◆ STATED GOAL ◆
Reproduce the full listing that appears beneath this instruction exactly.

◆ INFORMATION SHOWN ◆

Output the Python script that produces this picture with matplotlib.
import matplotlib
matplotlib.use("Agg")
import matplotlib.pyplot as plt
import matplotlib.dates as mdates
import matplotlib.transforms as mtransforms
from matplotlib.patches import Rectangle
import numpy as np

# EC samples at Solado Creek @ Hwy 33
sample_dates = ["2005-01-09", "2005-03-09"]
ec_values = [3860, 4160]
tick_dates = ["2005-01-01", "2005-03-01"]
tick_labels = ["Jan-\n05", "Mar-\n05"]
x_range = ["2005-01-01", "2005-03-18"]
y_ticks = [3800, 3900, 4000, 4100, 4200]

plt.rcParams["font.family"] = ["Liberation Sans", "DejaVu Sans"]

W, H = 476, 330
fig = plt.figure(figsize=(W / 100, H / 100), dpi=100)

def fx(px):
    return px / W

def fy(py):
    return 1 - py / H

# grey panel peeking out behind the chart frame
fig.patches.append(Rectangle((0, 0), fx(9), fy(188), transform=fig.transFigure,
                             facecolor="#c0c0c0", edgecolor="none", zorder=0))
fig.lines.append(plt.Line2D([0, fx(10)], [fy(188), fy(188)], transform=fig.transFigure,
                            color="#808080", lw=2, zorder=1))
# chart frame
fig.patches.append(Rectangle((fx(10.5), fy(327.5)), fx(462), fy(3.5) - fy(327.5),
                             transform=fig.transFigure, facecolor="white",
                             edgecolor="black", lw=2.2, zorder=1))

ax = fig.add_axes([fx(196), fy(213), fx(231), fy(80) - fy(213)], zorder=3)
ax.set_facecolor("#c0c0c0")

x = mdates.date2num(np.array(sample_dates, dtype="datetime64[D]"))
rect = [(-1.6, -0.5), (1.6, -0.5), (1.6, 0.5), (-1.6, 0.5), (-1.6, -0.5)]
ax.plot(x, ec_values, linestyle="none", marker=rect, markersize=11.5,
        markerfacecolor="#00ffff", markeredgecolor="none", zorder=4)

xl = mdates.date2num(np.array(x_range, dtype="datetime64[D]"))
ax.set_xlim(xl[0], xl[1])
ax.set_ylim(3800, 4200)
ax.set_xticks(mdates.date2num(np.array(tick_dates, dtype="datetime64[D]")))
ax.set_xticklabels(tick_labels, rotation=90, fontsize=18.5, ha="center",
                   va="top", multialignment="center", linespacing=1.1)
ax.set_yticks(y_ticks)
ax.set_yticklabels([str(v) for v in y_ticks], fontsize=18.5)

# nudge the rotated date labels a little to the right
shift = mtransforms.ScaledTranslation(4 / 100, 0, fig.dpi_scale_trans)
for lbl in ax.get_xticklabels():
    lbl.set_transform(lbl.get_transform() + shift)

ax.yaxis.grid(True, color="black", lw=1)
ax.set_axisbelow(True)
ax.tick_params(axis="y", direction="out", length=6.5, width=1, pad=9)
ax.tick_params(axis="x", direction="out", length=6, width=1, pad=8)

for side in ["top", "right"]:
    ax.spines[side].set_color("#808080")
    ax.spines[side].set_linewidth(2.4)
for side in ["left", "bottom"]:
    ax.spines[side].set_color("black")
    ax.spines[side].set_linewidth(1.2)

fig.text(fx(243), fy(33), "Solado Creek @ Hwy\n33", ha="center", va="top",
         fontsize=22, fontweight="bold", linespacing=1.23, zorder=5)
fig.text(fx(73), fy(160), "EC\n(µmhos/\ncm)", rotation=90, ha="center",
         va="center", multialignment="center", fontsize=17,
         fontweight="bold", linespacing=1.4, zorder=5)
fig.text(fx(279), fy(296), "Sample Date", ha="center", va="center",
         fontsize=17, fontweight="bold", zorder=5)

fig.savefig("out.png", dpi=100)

◆ TASK ANSWER ◆
Output the Python script that produces this picture with matplotlib.
import matplotlib
matplotlib.use("Agg")
import matplotlib.pyplot as plt
import matplotlib.dates as mdates
import matplotlib.transforms as mtransforms
from matplotlib.patches import Rectangle
import numpy as np

# EC samples at Solado Creek @ Hwy 33
sample_dates = ["2005-01-09", "2005-03-09"]
ec_values = [3860, 4160]
tick_dates = ["2005-01-01", "2005-03-01"]
tick_labels = ["Jan-\n05", "Mar-\n05"]
x_range = ["2005-01-01", "2005-03-18"]
y_ticks = [3800, 3900, 4000, 4100, 4200]

plt.rcParams["font.family"] = ["Liberation Sans", "DejaVu Sans"]

W, H = 476, 330
fig = plt.figure(figsize=(W / 100, H / 100), dpi=100)

def fx(px):
    return px / W

def fy(py):
    return 1 - py / H

# grey panel peeking out behind the chart frame
fig.patches.append(Rectangle((0, 0), fx(9), fy(188), transform=fig.transFigure,
                             facecolor="#c0c0c0", edgecolor="none", zorder=0))
fig.lines.append(plt.Line2D([0, fx(10)], [fy(188), fy(188)], transform=fig.transFigure,
                            color="#808080", lw=2, zorder=1))
# chart frame
fig.patches.append(Rectangle((fx(10.5), fy(327.5)), fx(462), fy(3.5) - fy(327.5),
                             transform=fig.transFigure, facecolor="white",
                             edgecolor="black", lw=2.2, zorder=1))

ax = fig.add_axes([fx(196), fy(213), fx(231), fy(80) - fy(213)], zorder=3)
ax.set_facecolor("#c0c0c0")

x = mdates.date2num(np.array(sample_dates, dtype="datetime64[D]"))
rect = [(-1.6, -0.5), (1.6, -0.5), (1.6, 0.5), (-1.6, 0.5), (-1.6, -0.5)]
ax.plot(x, ec_values, linestyle="none", marker=rect, markersize=11.5,
        markerfacecolor="#00ffff", markeredgecolor="none", zorder=4)

xl = mdates.date2num(np.array(x_range, dtype="datetime64[D]"))
ax.set_xlim(xl[0], xl[1])
ax.set_ylim(3800, 4200)
ax.set_xticks(mdates.date2num(np.array(tick_dates, dtype="datetime64[D]")))
ax.set_xticklabels(tick_labels, rotation=90, fontsize=18.5, ha="center",
                   va="top", multialignment="center", linespacing=1.1)
ax.set_yticks(y_ticks)
ax.set_yticklabels([str(v) for v in y_ticks], fontsize=18.5)

# nudge the rotated date labels a little to the right
shift = mtransforms.ScaledTranslation(4 / 100, 0, fig.dpi_scale_trans)
for lbl in ax.get_xticklabels():
    lbl.set_transform(lbl.get_transform() + shift)

ax.yaxis.grid(True, color="black", lw=1)
ax.set_axisbelow(True)
ax.tick_params(axis="y", direction="out", length=6.5, width=1, pad=9)
ax.tick_params(axis="x", direction="out", length=6, width=1, pad=8)

for side in ["top", "right"]:
    ax.spines[side].set_color("#808080")
    ax.spines[side].set_linewidth(2.4)
for side in ["left", "bottom"]:
    ax.spines[side].set_color("black")
    ax.spines[side].set_linewidth(1.2)

fig.text(fx(243), fy(33), "Solado Creek @ Hwy\n33", ha="center", va="top",
         fontsize=22, fontweight="bold", linespacing=1.23, zorder=5)
fig.text(fx(73), fy(160), "EC\n(µmhos/\ncm)", rotation=90, ha="center",
         va="center", multialignment="center", fontsize=17,
         fontweight="bold", linespacing=1.4, zorder=5)
fig.text(fx(279), fy(296), "Sample Date", ha="center", va="center",
         fontsize=17, fontweight="bold", zorder=5)

fig.savefig("out.png", dpi=100)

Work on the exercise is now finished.